In the 1950s we spent a third of our income on food shopping, but in 1974 this had gone down to 24%. By 2016 food shopping accounted for just 10.5% of our income.
I would argue that food is also much less nutritious these days, and far likelier to lead to health problems down the line.
Ready-made/highly processed foods and "empty calories" (fast food, snacks) are, at a guess, far more common these days, and also far cheaper than the healthier alternative to snacks.
Natural produce is also missing a lot of its previous taste, texture and smell. I know for a fact that there is a world of a difference, during the season, between a tomato from a random Italian supermarket and a British Tesco "Value" tomato. I will be drawn to eat the former without so much preparation as even washing it; the latter I will have to force down my throat and eat it with ketchup to mask the papery texture of the flesh and add some taste, any taste at all, so that I can sense I'm eating something.
Gluten intolerant and/or lactose intolerant parts of the population are also basically screwed. I am both, and most food that has an ingredients list longer than 5 lines is poisonous to me. I am left with either the more expensive "free from" foods that skip one or both of these ingredients (and costs Nx what the usual version does), or buying single ingredients to cook my own food from scratch.

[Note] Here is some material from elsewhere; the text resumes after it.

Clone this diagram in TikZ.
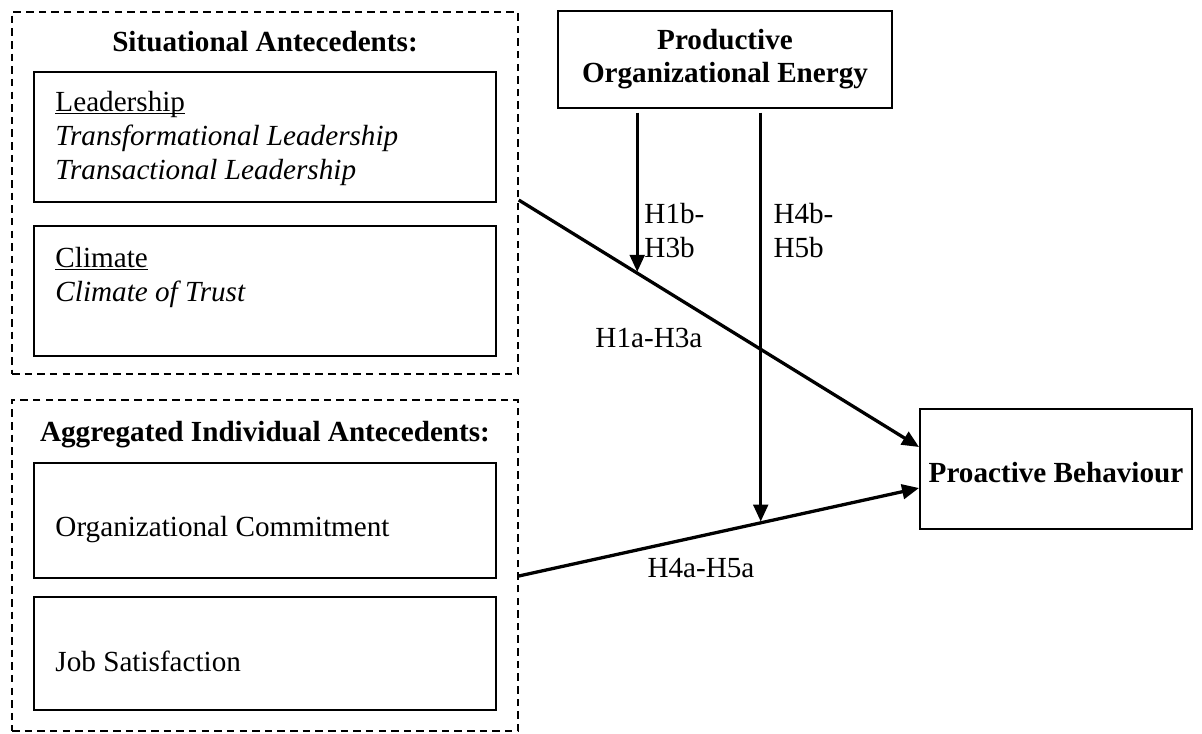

If one wants to have an actually nutritious diet, then the cheap "food" being offered today ain't gonna cut it.
In the 1950s we spent a third of our income on food shopping, but in 1974 this had gone down to 24%. By 2016 food shopping accounted for just 10.5% of our income.
https://www.which.co.uk/news/2019/11/heres-how-our-food-pric...
So food prices have collapsed, electronics too, what 'basic stuff' is left?